| YOUR INSTRUCTIONS |
Count the lines in the records below that contain the word "this", and reply with only that number.
____
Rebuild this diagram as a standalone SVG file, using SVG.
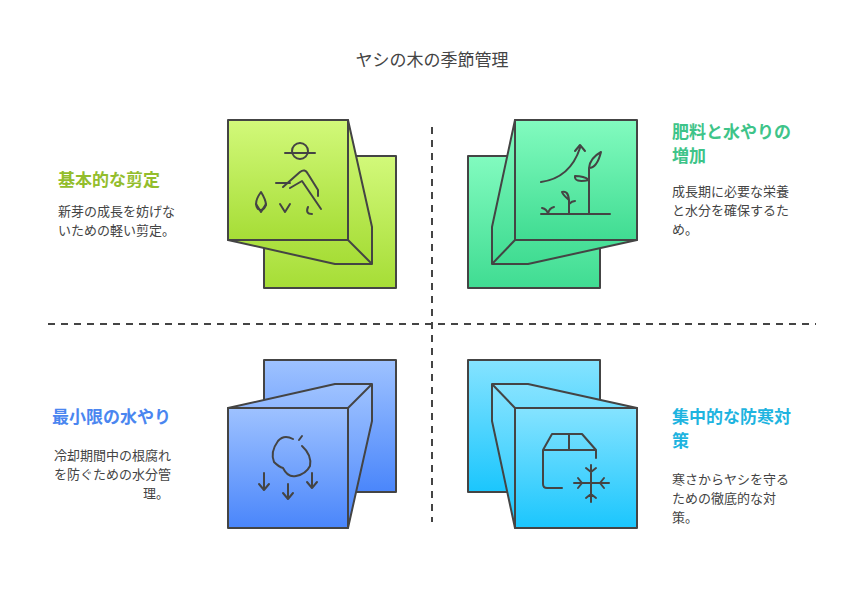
<svg xmlns="http://www.w3.org/2000/svg" width="864" height="600" viewBox="0 0 864 600">
<defs>
<linearGradient id="g1" x1="0" y1="0" x2="0" y2="1"><stop offset="0" stop-color="#d2f97a"/><stop offset="1" stop-color="#a6dd36"/></linearGradient>
<linearGradient id="g2" x1="0" y1="0" x2="0" y2="1"><stop offset="0" stop-color="#82fbbf"/><stop offset="1" stop-color="#40dc92"/></linearGradient>
<linearGradient id="g3" x1="0" y1="0" x2="0" y2="1"><stop offset="0" stop-color="#9ec2ff"/><stop offset="1" stop-color="#4a86fb"/></linearGradient>
<linearGradient id="g4" x1="0" y1="0" x2="0" y2="1"><stop offset="0" stop-color="#85e3ff"/><stop offset="1" stop-color="#1bc6fd"/></linearGradient>
</defs>
<style>
.s{stroke:#444;stroke-width:2;stroke-linejoin:round}
.i{fill:none;stroke:#444;stroke-width:2;stroke-linecap:round;stroke-linejoin:round}
.t{font-family:"Noto Sans CJK JP","Noto Sans",sans-serif}
.h{font-size:17px;font-weight:bold}
.d{font-size:13px;fill:#444}
</style>
<text class="t" x="432" y="66" text-anchor="middle" font-size="17" fill="#444">ヤシの木の季節管理</text>
<g id="connectors"><line x1="432" y1="127" x2="432" y2="522" stroke="#444" stroke-width="2" stroke-dasharray="7,6"/><line x1="48" y1="324" x2="816" y2="324" stroke="#444" stroke-width="2" stroke-dasharray="7,6"/></g>
<g id="n1">
<rect class="s" x="264" y="156" width="132" height="132" fill="url(#g1)"/>
<path class="s" fill="url(#g1)" d="M348 120 L372 227 L372 264 L335 264 L228 240 Z"/>
<rect class="s" x="228" y="120" width="120" height="120" fill="url(#g1)"/>
<line class="s" x1="348" y1="240" x2="372" y2="264"/>
<g class="i"><path d="M285 153 H315"/><circle cx="300" cy="151" r="8"/><path d="M276 183 H290 M283 187 L300 172 Q305 168 308 174 L318 190 V196 M290 188 L302 181 L321 209 M308 207 Q305 214 312 214"/><path d="M261 192 Q253 203 258 209 Q263 212 266 205 Q266 200 261 192Z"/><path d="M256 204 L261 212 L266 204" transform="translate(0,0)"/><path d="M256 204 L261 212 L266 204" transform="translate(24,0)"/></g>
</g>
<g id="n2">
<rect class="s" x="468" y="156" width="132" height="132" fill="url(#g2)"/>
<path class="s" fill="url(#g2)" d="M515 120 L492 227 L492 264 L528 264 L637 240 Z"/>
<rect class="s" x="515" y="120" width="122" height="120" fill="url(#g2)"/>
<line class="s" x1="515" y1="240" x2="492" y2="264"/>
<g class="i"><path d="M541 214 H610"/><path d="M541 182 Q570 178 580 148 M575 151 L580 145 L585 151"/><path d="M589 214 V168 M589 168 Q590 158 601 152 Q597 168 589 168Z M589 180 Q584 176 575 176 Q574 183 589 180Z M569 214 V200 Q563 195 562 192 Q568 190 569 200 M569 204 Q572 201 575 201 M548 214 Q549 208 554 207 M548 214 Q547 209 542 208"/></g>
</g>
<g id="n3">
<rect class="s" x="264" y="360" width="132" height="132" fill="url(#g3)"/>
<path class="s" fill="url(#g3)" d="M228 408 L335 384 L372 384 L372 421 L348 528 Z"/>
<rect class="s" x="228" y="408" width="120" height="120" fill="url(#g3)"/>
<line class="s" x1="348" y1="408" x2="372" y2="384"/>
<g class="i"><path d="M293 439 Q284 434 278 441 Q270 452 274 462 Q279 467 283 468 Q288 478 296 476 Q306 474 310 466 Q312 455 302 446 M299 440 L302 436"/><path d="M264 473 V490 M259 484 L264 490 L269 484 M288 484 V499 M283 493 L288 499 L293 493 M312 473 V488 M307 482 L312 488 L317 482"/></g>
</g>
<g id="n4">
<rect class="s" x="468" y="360" width="132" height="132" fill="url(#g4)"/>
<path class="s" fill="url(#g4)" d="M637 408 L528 384 L492 384 L492 421 L515 528 Z"/>
<rect class="s" x="515" y="408" width="122" height="120" fill="url(#g4)"/>
<line class="s" x1="515" y1="408" x2="492" y2="384"/>
<g class="i"><path d="M562 488 H547 Q543 488 543 484 V450 L552 434 H582 L596 450 V458 M543 450 H596 M569 434 V450"/><path d="M591 465 V502 M574 483 H609 M586 468 L591 472 L596 468 M586 498 L591 494 L596 498 M578 478 L582 483 L578 488 M604 478 L600 483 L604 488"/></g>
</g>
<g id="t1" class="t"><text class="h" x="58" y="186" fill="#93bd2c">基本的な剪定</text><text class="d" x="58" y="216">新芽の成長を妨げな</text><text class="d" x="58" y="235">いための軽い剪定。</text></g>
<g id="t2" class="t"><text class="h" x="672" y="138" fill="#3ec489">肥料と水やりの</text><text class="h" x="672" y="162" fill="#3ec489">増加</text><text class="d" x="672" y="196">成長期に必要な栄養</text><text class="d" x="672" y="215">と水分を確保するた</text><text class="d" x="672" y="234">め。</text></g>
<g id="t3" class="t"><text class="h" x="52" y="423" fill="#4a86f0">最小限の水やり</text><text class="d" x="54" y="460">冷却期間中の根腐れ</text><text class="d" x="54" y="479">を防ぐための水分管</text><text class="d" x="156" y="498" text-anchor="middle">理。</text></g>
<g id="t4" class="t"><text class="h" x="672" y="423" fill="#1eb4e0">集中的な防寒対</text><text class="h" x="672" y="447" fill="#1eb4e0">策</text><text class="d" x="672" y="484">寒さからヤシを守る</text><text class="d" x="672" y="503">ための徹底的な対</text><text class="d" x="672" y="522">策。</text></g>
</svg>
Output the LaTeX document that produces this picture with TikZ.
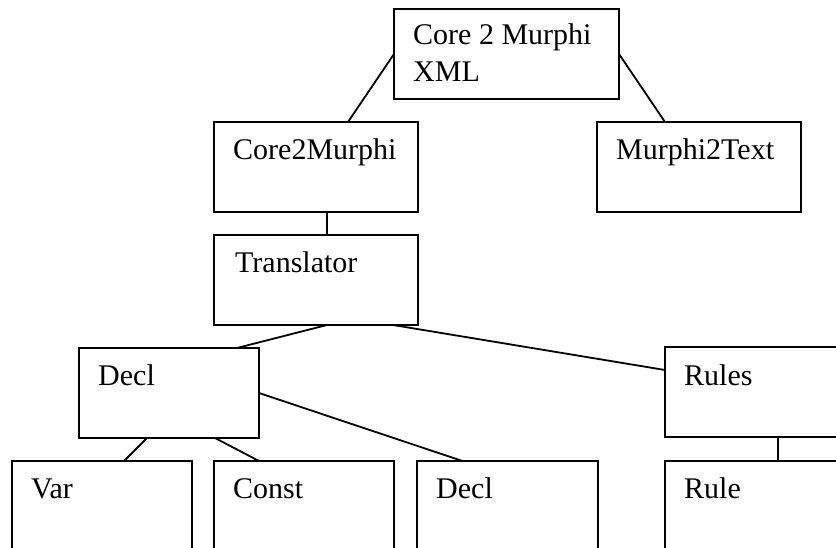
\documentclass[tikz,border=0pt]{standalone}
\usepackage{fontspec}
\setmainfont{Liberation Serif}
\begin{document}
\begin{tikzpicture}[x=1pt,y=-1pt,
  box/.style={draw, line width=1.8pt, rectangle, minimum width=#1, minimum height=90pt,
    anchor=north west, inner sep=0pt, outer sep=0pt},
  lbl/.style={anchor=base west, inner sep=0pt, font=\fontsize{30}{37}\selectfont, align=left},
  con/.style={line width=1.8pt}]
\useasboundingbox (0,0) rectangle (836,548);
\clip (0,0) rectangle (836,548);
% boxes
\node[box=225] (core) at (394,9) {};
\node[box=204] (c2m) at (214,122) {};
\node[box=204] (m2t) at (597,122) {};
\node[box=204] (trans) at (214,235) {};
\node[box=180] (decl) at (79,348) {};
\node[box=226] (rules) at (665,347) {};
\node[box=180] (var) at (12,461) {};
\node[box=180] (const) at (214,461) {};
\node[box=181] (decl2) at (417,461) {};
\node[box=226] (rule) at (665,461) {};
% labels
\node[lbl] (coreT) at ([shift={(19,73)}]core.north west) {Core 2 Murphi\\XML};
\node[lbl] (c2mT) at ([shift={(19,38)}]c2m.north west) {Core2Murphi};
\node[lbl] (m2tT) at ([shift={(19,38)}]m2t.north west) {Murphi2Text};
\node[lbl] (transT) at ([shift={(21,38)}]trans.north west) {Translator};
\node[lbl] (declT) at ([shift={(19,37)}]decl.north west) {Decl};
\node[lbl] (rulesT) at ([shift={(19,38)}]rules.north west) {Rules};
\node[lbl] (varT) at ([shift={(19,37)}]var.north west) {Var};
\node[lbl] (constT) at ([shift={(19,37)}]const.north west) {Const};
\node[lbl] (decl2T) at ([shift={(19,37)}]decl2.north west) {Decl};
\node[lbl] (ruleT) at ([shift={(19,37)}]rule.north west) {Rule};
% connectors
\draw[con] (core.west) -- ([xshift=32]c2m.north);
\draw[con] (core.east) -- ([xshift=-34]m2t.north);
\draw[con] ([xshift=11]c2m.south) -- ([xshift=11]trans.north);
\draw[con] ([xshift=11]trans.south) -- ([xshift=68]decl.north);
\draw[con] ([xshift=77]trans.south) -- ([yshift=22]rules.west);
\draw[con] ([xshift=-22]decl.south) -- ([xshift=22]var.north);
\draw[con] ([xshift=46]decl.south) -- ([xshift=-45]const.north);
\draw[con] (decl.east) -- ([xshift=-45]decl2.north);
\draw[con] (rules.south) -- (rule.north);
\end{tikzpicture}
\end{document}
____
| CORRECT RESULT |
2